Uno Mas, captained by Tommy Lynsky, Ft. Lauderdale, FL, scored 1,575 points by releasing three blue marlins, one white marlin and two sailfish. Uno Mas won $80,962 for finishing second in the release division in addition to two daily prizes of $48,520 each.
Marlin Fever, captained by Cameron Guthrie, Morehead City, tallied 1,450 points from three blue marlin releases and two white marlin releases. Marlin Fever finished third to win $53,975.
Islander, captained by Bobby Schlegel, Greenville, captured the WTA dolphin division with a 69.1-pounder that was reeled in Tuesday by angler Jess Powell, Nashville. Powell’s catch was worth $137,700 plus a $2,000 daily prize.
Doc Fees, captained by Jed Galloway, Wilmington, won the wahoo gamefish division lead with a 97.7-pounder caught by Chad McIntyre, Raleigh. McIntyre’s catch was worth $5,000 plus a $2,000 daily prize.
No boat has managed to land a yellowfin tuna during the tournament.
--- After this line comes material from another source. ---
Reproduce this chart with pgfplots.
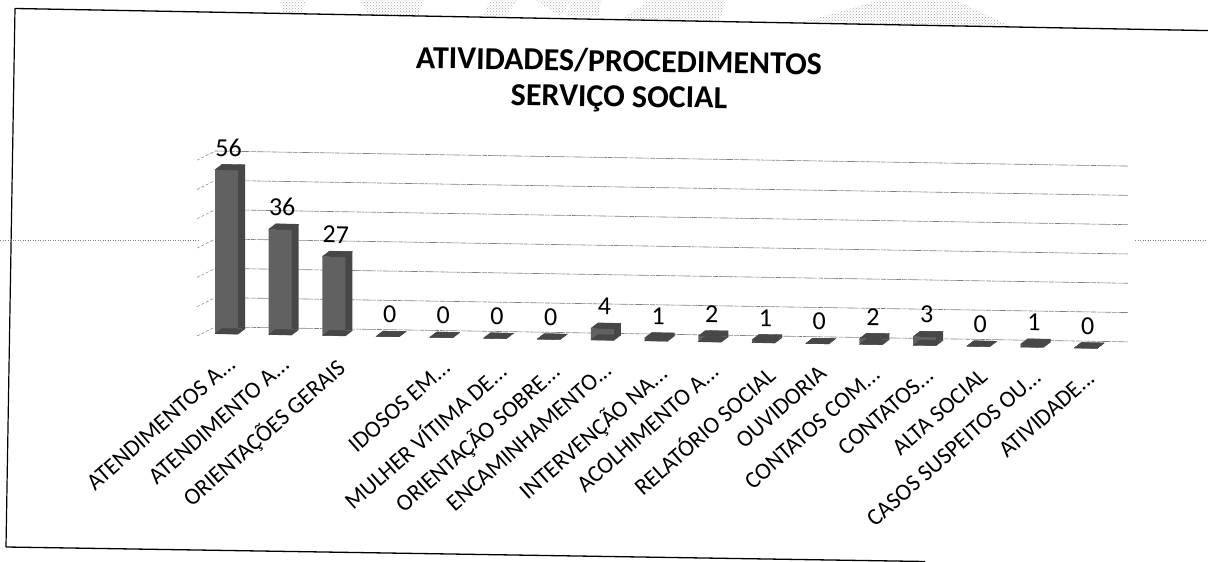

Megabite, captained by Teak Bell, Wilmington, tallied the 59th billfish release of the 59th Big Rock and will receive $5,900 for that timely release. Six boats won $5,000 apiece for recording the first release of the day. The daily release winning boats are Buddy Boy, Island Girl, Strike One, Ann Warrick, Little Less Talk and Pig Rig.
“This has been an amazing tournament,” said tournament director Crystal Hesmer, who has presided over the last 20 Big Rocks. “We had a record purse, a record payout to the winning boat and record payouts to our release winners. It’s really amazing.
“Big Rock participants are simply the best. Everyone competed hard and had great time. I want to thank everyone for being a part of the 59th Big Rock and hope they will be able to come back again next year.”
The 59th Big Rock wrapped up Saturday night with an awards banquet set at the Crystal Coast Civic Center. Big Rock officials use the occasion to distribute checks to the winners and thank participants, sponsors and volunteers for making the tournament a huge success.